As a vegetarian student who occasionally needs a fast to-go meal before class, I understand the frustration when the only wrapped up sandwich options in the caf are ham and cheese or chicken salad. This recipe is not only a vegetarian alternative, but it’s adding something different by using curry and it’s an easy to-go meal whether you eat it on a sandwich or add it to some greens.
Vegetarian Curry "Chicken" Salad
- Prep Time:20 minutes
- Cook Time:10-15 minutes
- Total Time:30-35 minutes
- Servings:3 servings
- 1 Block extra firm tofu
- 2 tablespoon curry powder
- 1/2 cup white wine
- 2 cup greek yoghurt
- A handful cornstarch (enough to thickly coat the tofu)

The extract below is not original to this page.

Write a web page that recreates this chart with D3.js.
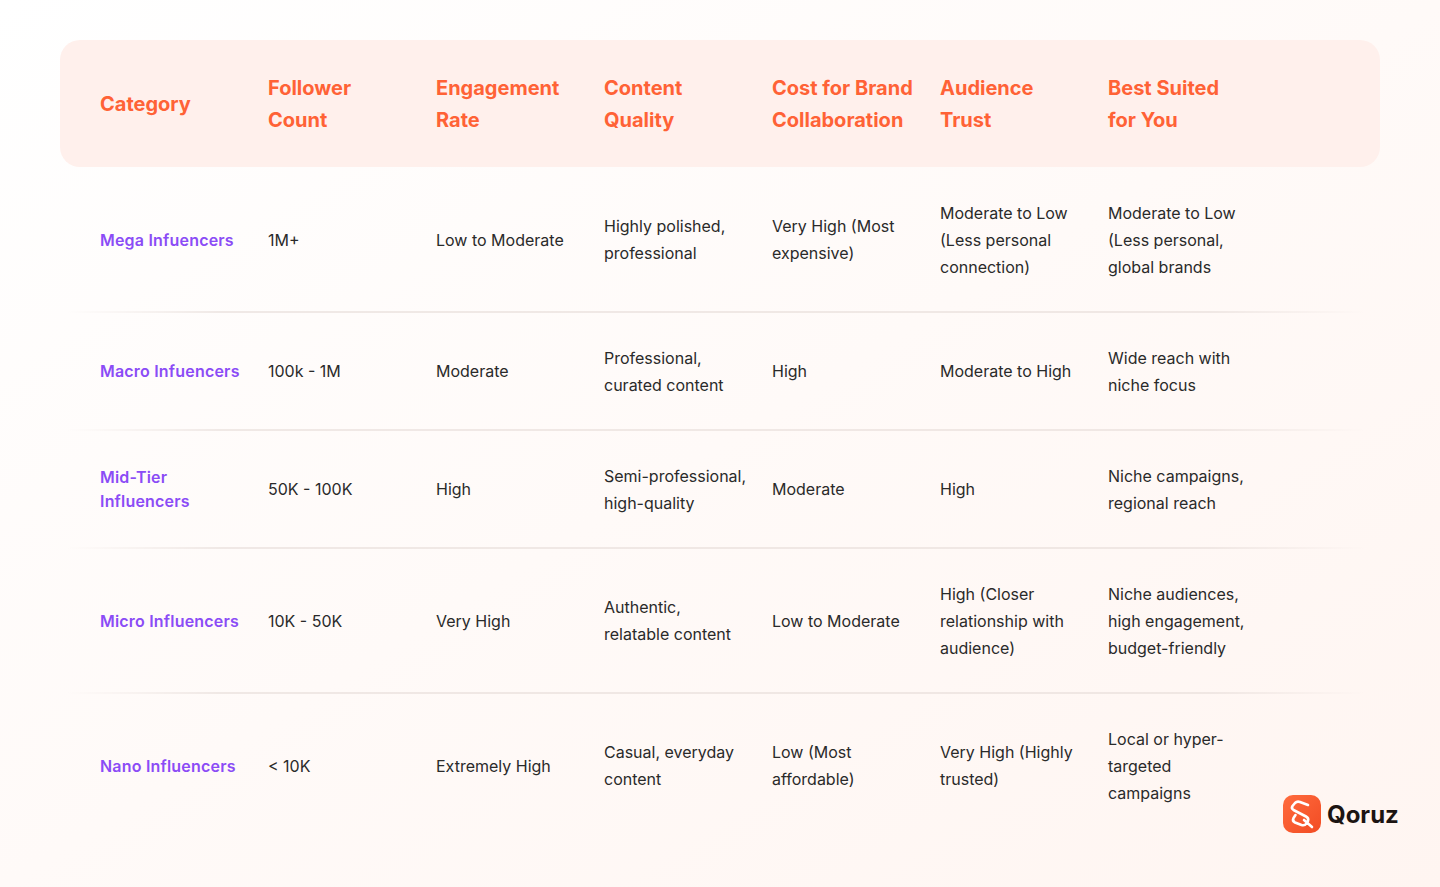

- 3 tablespoon sultanas/currants/ raisings
- 3 pieces pita bread
- Olive Oil for the pan
- 3 handfuls arugula or another type of green (one handful for each sandwich)
Wrap tofu in several layers of paper towels and place a heavy plate or can on top, to allow the liquid to drain. Let the tofu sit for about 25 minutes.
While the tofu sits, mix together the greek yoghurt, curry, and white wine.
Chop up the tofu into medium blocks, and place into a bowl. Add the cornstarch and mix together with your hands, slightly tearing the tofu as you mix to create a meat-like texture or appearance.
Heat a pan on medium to high heat with about a quarter of a cup of oil (canola or olive), and sautee the tofu for about 12-15 minutes.
(#SpoonTip: add more oil as needed, and breaking up the larger pieces of tofu to continue creating a chicken-like texture.)
When the tofu is finished cooking, leave it on a baking sheet or in a bowl to cool, then combine with curry and sultanas/raisins.
Cut open the pita (or preferred bread) and add the lettuce and tofu mixture.